Gov. John Bel Edwards will hold a media briefing to discuss Louisiana's response to the ongoing fourth surge of COVID-19 cases in the state.
The press conference centered largely around the children of Louisiana who officials say have been the most impacted by the pandemic and by this current surge of COVID cases.
In hospitals, Governor Edwards says that practically 100 percent are Delta variant cases. Cases in children have increased with 28 percent of all new cases in children ages 0 to 17.
As schools continue to open, Edwards says it is all the more reason to do what we can to protect kids.
Not a single Louisianans under 12 has received a vaccine, Edwards stressed. Currently children under 12 are not approved to receive a COVID-19 vaccination.
More cases reported through schools this school years first week than the first week last year, he stated. There were a total of 2,444 cases in schools, including teachers and students.
5,328 children and 750 staff have been reported as positive cases as far as the second week of school.
Edwards says that majority of cases in children come from outside school and are then transmitted in the school setting.
Edwards also spoke about monoclonal antibodies which he says helps to preserve hospital capacity. "It is not 100 percent and not a silver bullet." Edwards says the treatment can prevent the disease from causing the patient to need to be hospitalized.
170 providers are administering this infusion treatment. "We want to make it more accessible to people once they test positive. It is one part of our strategy. We prefer to keep people from getting COVID in the first place," he said.
The infusion does require staffing at hospitals. Edwards says that they are working with hospitals to make sure that staffing is provided to them.
Dr. Kanter with LDH says that more testing is being done for young children. He says that there was misinformation at the beginning of the pandemic that claimed that children did not get COVID. Kanter says that is not true.
Younger individuals are less likely to see severe complications due to COVID but Kanter says that that is not always the case.
In case growth, Louisiana is now number two in the country behind Mississippi.
Kanter also mentioned that LDH is recommending a third dose of COVID-19 vaccine to those immunocompromised.
This would be for a small portion of the population, Kanter says, but those who are in that group can self-attest to their condition and receive their third dose. It is available in vaccine providers across the state.
On booster shots, Kanter says that the federal government is likely going to recommend boosters for those who have received their vaccine. The FDA would then have to approve that recommendation.
Kanter says that the booster option is possible in Louisiana once those shots are approved. "Once that is approved we will be ready to administer those immediately," he said.
He said that recommendations are still weeks out.
Dr. Kimberly Mukerjee was also on hand to speak on Friday. She provided insight on the pandemic from a pediatrics standpoint.
"There is no question that children have carried the heaviest weight in this pandemic," Mukerjee said.
Mukerjee directed her words to parents in the state. She says that doctors are stressing that parents keep their children safe with the tools at hand.

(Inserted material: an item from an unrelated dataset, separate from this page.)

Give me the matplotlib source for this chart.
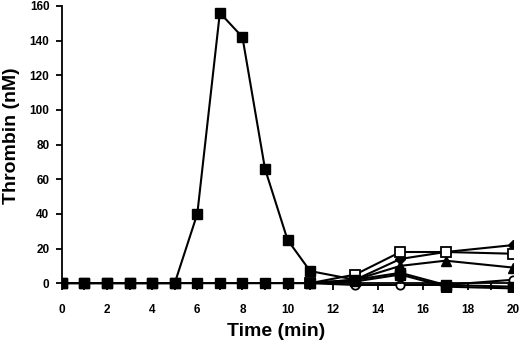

"We have masks and we have vaccine," she said. The Academy of pediatrics says they support the masking of children in schools.
"Now is not the time to ask what should we take away from our children, we should ask how can we protect them," she said.
Mukerjee stressed that now is not the time to politicize the mitigation measures that are put in place to help children in the state.
"Remove the arguments from this discussion," Mukerjee stated.
The Delta variant she said, is extremely transmissible in children, which shows with the higher rates of COVID positivity in children.
"We have a responsibility to mitigate the virus in children."
This week, there have been discussions over mask wearing in schools. The BESE board met on Wednesday but was forced to adjourn early after the audience would not comply with the indoor mask mandate.
When asked about discourse over masking children, Edwards says their is no right to responsibly endanger others.
He stressed that masking works to slow the spread of COVID-19. "It is not something we have to guess about, we have done this for quite some time."
Edwards said he had the expectation that masks would not be needed when school began this year, but the factors, he said, changed.
"You cannot keep schools open and children safe without masking," he said. He gave examples of other southern states that have had large COVID outbreaks in schools, which has led to school closures.
The governor encouraged parents to take another fresh look at the situation. "We should be better than that and be good neighbors."
When asked about enforcement of the masking, Edwards says that the majority of schools are implementing the indoor mask mandate.